## RECORD SET
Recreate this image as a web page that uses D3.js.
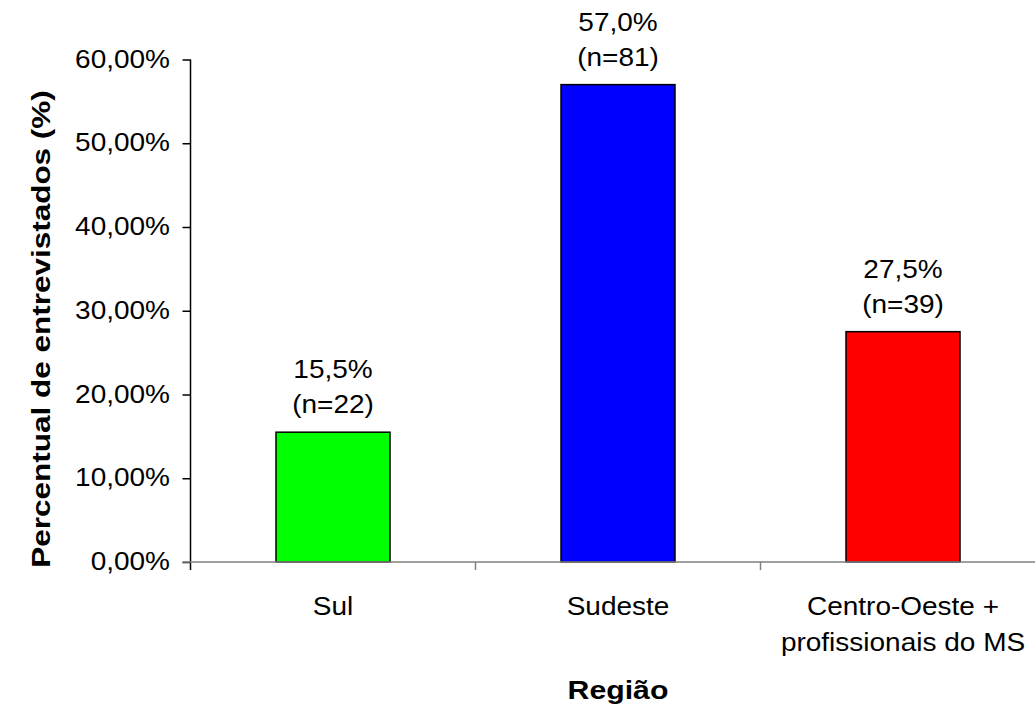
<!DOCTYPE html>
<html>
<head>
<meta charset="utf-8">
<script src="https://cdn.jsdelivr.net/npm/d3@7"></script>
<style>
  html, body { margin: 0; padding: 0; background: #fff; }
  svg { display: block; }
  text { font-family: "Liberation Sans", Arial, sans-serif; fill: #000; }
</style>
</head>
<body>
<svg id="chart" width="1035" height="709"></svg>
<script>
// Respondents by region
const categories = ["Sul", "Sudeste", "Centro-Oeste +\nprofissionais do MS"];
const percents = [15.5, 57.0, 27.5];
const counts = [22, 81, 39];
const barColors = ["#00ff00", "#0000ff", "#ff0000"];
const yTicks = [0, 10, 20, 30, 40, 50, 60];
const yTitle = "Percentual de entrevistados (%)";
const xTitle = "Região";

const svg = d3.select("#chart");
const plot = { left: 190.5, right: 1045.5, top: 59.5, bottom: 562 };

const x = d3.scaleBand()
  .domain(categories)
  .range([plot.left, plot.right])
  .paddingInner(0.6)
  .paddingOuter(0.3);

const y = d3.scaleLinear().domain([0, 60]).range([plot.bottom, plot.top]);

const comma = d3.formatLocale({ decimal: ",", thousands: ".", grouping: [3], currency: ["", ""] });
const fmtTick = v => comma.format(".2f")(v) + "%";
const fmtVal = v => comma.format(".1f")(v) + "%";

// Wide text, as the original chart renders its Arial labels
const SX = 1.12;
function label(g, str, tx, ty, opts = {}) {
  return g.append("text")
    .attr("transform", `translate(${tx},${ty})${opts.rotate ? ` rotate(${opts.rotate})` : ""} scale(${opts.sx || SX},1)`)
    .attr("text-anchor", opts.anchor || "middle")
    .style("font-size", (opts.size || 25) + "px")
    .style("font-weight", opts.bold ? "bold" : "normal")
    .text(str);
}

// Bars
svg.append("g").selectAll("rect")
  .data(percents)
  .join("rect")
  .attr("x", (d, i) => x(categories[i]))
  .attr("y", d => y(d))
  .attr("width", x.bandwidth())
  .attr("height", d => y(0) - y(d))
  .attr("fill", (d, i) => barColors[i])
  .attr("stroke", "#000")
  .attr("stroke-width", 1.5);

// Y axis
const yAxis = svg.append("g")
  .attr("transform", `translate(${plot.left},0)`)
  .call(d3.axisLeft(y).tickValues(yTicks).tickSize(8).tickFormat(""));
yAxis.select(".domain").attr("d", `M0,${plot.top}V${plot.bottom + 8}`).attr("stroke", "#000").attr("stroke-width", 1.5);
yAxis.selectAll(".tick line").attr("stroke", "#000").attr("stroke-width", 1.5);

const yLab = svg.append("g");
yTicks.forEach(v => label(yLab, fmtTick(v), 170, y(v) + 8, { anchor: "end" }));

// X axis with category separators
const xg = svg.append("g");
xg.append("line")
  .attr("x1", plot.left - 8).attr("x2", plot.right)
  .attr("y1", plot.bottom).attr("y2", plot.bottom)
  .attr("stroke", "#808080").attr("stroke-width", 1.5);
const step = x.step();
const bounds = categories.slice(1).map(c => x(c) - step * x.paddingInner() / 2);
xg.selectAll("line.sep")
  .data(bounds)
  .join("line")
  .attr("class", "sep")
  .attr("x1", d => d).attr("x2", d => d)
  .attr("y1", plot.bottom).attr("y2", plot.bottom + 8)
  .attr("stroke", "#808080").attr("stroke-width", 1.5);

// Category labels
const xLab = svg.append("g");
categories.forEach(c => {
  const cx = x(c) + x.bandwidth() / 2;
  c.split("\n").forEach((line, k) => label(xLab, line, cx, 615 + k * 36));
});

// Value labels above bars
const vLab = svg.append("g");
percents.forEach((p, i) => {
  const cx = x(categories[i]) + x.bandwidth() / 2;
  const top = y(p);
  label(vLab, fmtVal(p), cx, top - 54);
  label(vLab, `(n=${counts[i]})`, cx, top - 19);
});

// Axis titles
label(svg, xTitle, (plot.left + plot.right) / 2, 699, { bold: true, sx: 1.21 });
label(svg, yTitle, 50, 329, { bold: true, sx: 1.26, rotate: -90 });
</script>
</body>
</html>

...

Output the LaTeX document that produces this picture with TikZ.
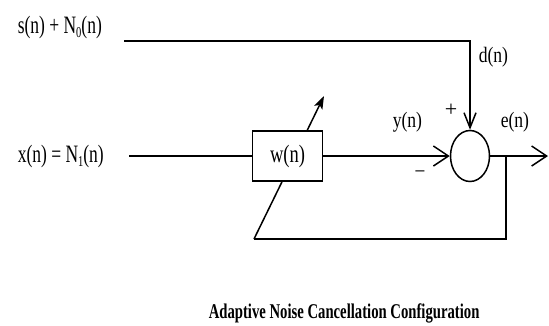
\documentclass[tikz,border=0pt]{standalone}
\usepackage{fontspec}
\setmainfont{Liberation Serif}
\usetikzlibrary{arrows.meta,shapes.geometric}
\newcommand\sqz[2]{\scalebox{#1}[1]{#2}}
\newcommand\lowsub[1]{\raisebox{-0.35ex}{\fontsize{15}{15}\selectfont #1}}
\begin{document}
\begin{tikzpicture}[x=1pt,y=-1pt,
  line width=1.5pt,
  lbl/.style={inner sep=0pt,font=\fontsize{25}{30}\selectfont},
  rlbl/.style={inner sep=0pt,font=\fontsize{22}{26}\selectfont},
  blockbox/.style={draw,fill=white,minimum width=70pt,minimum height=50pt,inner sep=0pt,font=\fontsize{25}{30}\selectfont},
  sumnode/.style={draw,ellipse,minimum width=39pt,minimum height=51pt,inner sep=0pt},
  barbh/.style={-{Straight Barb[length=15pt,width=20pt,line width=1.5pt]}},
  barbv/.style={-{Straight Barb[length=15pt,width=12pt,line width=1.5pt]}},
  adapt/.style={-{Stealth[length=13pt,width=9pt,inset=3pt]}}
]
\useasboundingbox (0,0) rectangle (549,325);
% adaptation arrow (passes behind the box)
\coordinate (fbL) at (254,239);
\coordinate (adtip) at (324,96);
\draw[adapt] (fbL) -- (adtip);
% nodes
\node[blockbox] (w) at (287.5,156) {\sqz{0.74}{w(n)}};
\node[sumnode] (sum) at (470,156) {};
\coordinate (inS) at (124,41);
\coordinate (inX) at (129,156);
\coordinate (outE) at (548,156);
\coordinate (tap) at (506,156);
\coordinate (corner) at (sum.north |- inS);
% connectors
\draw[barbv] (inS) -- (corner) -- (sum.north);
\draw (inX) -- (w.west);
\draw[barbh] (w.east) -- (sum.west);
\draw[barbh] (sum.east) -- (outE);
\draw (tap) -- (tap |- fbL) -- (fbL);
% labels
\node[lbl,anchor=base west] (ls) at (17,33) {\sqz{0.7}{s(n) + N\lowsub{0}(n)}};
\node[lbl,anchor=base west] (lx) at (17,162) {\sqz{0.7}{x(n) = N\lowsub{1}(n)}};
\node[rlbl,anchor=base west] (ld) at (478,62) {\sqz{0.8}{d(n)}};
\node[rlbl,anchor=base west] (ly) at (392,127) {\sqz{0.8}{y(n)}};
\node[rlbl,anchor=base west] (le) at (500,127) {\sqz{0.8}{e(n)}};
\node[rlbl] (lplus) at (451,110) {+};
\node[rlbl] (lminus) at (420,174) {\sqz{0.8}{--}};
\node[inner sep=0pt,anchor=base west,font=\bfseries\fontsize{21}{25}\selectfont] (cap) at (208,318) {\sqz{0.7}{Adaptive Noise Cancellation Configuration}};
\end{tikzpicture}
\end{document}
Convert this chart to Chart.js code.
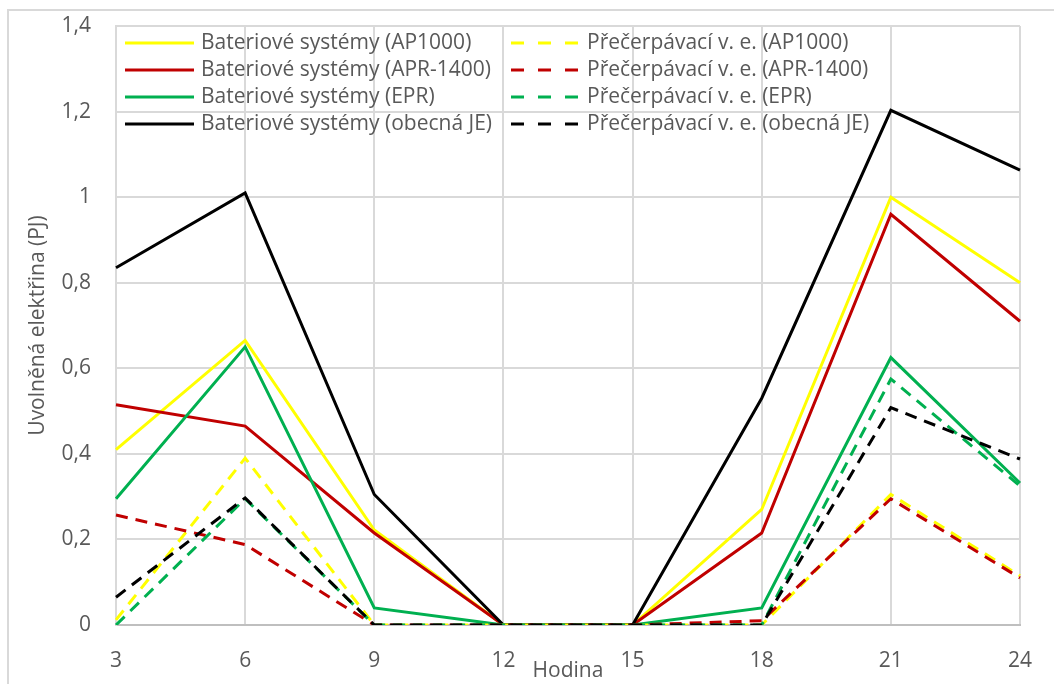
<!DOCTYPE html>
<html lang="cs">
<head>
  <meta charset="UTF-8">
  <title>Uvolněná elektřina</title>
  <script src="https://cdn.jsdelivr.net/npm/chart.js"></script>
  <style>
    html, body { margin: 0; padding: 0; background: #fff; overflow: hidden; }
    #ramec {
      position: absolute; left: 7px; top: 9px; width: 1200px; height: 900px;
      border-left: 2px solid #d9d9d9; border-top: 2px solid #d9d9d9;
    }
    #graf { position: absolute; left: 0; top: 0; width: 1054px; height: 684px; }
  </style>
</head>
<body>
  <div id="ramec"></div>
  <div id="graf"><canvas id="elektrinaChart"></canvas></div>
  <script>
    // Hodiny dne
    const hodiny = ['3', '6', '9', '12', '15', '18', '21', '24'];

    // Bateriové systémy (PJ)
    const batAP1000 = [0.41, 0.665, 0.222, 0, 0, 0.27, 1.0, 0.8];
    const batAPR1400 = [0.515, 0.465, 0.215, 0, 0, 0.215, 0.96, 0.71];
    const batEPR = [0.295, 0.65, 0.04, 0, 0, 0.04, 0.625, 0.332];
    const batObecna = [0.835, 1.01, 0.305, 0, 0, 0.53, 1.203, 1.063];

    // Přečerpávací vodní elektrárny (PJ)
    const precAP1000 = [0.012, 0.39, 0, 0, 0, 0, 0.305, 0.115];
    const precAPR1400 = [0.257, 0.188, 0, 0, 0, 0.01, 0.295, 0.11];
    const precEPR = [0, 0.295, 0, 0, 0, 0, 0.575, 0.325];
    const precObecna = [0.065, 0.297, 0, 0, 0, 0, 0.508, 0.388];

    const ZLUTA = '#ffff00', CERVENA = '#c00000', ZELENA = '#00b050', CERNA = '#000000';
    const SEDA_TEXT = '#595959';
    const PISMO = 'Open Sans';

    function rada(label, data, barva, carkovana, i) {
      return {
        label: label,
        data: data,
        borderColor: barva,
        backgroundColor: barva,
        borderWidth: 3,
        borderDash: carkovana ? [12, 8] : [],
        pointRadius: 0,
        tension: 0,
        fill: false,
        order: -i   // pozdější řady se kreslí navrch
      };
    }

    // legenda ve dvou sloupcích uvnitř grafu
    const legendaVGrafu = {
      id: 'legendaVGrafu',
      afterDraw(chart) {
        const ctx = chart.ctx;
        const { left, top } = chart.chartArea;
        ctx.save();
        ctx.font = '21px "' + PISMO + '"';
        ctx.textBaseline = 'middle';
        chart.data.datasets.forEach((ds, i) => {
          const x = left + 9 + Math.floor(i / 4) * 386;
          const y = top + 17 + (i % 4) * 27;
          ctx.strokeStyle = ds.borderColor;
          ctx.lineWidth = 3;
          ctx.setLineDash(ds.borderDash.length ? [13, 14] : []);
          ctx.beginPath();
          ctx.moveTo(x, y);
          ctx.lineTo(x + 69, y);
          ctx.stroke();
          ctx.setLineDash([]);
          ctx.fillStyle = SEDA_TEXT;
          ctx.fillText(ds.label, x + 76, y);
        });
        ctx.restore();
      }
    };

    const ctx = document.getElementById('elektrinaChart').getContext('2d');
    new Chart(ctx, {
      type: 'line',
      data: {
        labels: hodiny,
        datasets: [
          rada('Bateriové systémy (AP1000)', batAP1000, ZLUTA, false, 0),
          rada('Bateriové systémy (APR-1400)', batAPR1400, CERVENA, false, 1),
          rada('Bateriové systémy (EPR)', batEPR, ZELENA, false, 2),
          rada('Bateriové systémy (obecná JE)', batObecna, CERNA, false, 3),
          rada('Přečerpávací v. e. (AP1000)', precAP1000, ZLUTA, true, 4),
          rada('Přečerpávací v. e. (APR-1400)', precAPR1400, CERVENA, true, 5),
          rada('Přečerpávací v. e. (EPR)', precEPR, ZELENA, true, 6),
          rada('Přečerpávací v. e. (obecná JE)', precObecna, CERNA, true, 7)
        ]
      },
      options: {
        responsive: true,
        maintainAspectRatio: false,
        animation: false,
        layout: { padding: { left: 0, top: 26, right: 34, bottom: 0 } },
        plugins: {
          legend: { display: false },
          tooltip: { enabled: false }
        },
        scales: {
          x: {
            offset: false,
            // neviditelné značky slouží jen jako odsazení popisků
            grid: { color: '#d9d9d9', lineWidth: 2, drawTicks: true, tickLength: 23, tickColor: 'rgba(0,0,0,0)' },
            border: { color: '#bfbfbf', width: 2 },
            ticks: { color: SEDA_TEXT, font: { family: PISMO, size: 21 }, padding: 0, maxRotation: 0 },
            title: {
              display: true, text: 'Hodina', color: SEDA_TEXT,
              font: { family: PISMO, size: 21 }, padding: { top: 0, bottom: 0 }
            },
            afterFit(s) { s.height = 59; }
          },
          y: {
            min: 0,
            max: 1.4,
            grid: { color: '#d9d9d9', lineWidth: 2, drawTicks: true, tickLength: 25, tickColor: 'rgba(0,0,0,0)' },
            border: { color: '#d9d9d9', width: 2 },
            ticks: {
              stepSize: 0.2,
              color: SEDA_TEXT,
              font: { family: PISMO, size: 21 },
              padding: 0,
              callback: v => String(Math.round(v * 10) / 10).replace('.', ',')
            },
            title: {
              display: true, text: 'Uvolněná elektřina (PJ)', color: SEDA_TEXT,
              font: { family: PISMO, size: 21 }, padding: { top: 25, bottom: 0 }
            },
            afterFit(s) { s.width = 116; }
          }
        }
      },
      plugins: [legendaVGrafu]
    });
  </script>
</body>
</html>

---

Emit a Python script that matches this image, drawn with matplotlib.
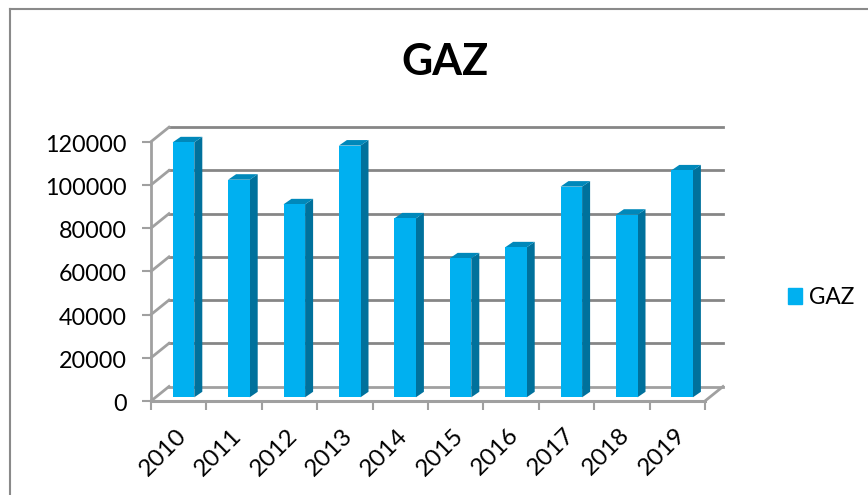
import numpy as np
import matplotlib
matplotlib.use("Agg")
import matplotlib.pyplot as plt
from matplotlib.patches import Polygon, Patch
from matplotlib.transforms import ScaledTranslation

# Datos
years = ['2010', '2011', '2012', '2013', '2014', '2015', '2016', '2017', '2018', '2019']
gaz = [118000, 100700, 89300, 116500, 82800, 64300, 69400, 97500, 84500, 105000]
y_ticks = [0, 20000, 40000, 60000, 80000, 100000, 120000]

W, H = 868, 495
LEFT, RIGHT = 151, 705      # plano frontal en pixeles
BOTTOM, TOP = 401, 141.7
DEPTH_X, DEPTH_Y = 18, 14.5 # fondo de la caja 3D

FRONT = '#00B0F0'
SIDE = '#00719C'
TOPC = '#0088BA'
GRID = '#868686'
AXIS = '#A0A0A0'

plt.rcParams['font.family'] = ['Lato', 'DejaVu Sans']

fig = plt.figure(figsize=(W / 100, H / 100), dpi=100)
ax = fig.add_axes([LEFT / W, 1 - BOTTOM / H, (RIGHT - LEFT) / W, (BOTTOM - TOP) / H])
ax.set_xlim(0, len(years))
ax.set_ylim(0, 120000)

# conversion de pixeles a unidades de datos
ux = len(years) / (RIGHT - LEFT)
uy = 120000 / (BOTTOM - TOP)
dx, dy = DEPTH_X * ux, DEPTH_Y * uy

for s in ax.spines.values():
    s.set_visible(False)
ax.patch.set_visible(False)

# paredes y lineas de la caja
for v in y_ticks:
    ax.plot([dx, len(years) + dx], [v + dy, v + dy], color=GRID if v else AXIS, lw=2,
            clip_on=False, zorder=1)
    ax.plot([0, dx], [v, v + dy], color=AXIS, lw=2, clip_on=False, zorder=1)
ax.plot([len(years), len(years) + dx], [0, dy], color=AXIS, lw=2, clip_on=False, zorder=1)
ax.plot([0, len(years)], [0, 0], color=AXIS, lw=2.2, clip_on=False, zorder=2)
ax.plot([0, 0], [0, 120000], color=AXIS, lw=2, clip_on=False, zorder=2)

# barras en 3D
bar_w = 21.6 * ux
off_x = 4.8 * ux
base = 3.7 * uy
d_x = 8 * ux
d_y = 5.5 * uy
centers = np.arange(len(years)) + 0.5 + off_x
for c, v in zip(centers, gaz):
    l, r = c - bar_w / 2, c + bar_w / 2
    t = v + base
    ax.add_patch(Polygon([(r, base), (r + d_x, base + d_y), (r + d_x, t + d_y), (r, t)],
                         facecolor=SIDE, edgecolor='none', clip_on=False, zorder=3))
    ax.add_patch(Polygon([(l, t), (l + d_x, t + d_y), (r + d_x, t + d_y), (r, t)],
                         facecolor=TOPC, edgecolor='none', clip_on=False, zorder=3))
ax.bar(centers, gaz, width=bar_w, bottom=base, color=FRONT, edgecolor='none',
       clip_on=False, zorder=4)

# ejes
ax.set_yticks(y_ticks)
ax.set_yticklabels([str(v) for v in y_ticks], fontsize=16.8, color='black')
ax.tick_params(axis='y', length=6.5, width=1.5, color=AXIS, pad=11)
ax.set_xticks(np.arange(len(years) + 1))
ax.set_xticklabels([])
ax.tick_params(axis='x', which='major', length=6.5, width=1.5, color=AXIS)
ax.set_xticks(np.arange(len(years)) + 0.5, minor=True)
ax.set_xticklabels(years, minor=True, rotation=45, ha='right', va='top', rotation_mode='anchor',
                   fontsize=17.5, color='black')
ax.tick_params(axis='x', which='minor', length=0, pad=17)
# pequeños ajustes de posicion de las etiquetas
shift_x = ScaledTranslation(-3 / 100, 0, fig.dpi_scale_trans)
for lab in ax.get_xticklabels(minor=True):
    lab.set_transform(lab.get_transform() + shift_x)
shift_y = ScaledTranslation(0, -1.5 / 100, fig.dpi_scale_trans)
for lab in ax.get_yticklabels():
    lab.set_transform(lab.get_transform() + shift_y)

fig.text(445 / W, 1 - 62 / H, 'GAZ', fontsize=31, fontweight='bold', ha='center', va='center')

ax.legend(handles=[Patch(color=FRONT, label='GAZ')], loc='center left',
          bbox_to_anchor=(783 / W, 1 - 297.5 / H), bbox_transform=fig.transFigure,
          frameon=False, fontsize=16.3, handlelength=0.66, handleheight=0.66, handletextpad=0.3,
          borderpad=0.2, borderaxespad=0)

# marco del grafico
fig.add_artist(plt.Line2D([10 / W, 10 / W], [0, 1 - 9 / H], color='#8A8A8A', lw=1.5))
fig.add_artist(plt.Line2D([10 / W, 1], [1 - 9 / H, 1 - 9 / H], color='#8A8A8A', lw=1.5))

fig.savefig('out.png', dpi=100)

## INSTRUCTIONS FOR THE TASK
Set down, word for word, the lines from the one holding "Recreate this image" through the one holding "d3.scaleLinear().domain([0, 60]).range([plot.bottom, plot.top]);". Skip the pictures.

## EXPECTED ANSWER
Recreate this image as a web page that uses D3.js.
<!DOCTYPE html>
<html>
<head>
<meta charset="utf-8">
<script src="https://cdn.jsdelivr.net/npm/d3@7"></script>
<style>
  html, body { margin: 0; padding: 0; background: #fff; }
  svg { display: block; }
  text { font-family: "Liberation Sans", Arial, sans-serif; fill: #000; }
</style>
</head>
<body>
<svg id="chart" width="1035" height="709"></svg>
<script>
// Respondents by region
const categories = ["Sul", "Sudeste", "Centro-Oeste +\nprofissionais do MS"];
const percents = [15.5, 57.0, 27.5];
const counts = [22, 81, 39];
const barColors = ["#00ff00", "#0000ff", "#ff0000"];
const yTicks = [0, 10, 20, 30, 40, 50, 60];
const yTitle = "Percentual de entrevistados (%)";
const xTitle = "Região";

const svg = d3.select("#chart");
const plot = { left: 190.5, right: 1045.5, top: 59.5, bottom: 562 };

const x = d3.scaleBand()
  .domain(categories)
  .range([plot.left, plot.right])
  .paddingInner(0.6)
  .paddingOuter(0.3);

const y = d3.scaleLinear().domain([0, 60]).range([plot.bottom, plot.top]);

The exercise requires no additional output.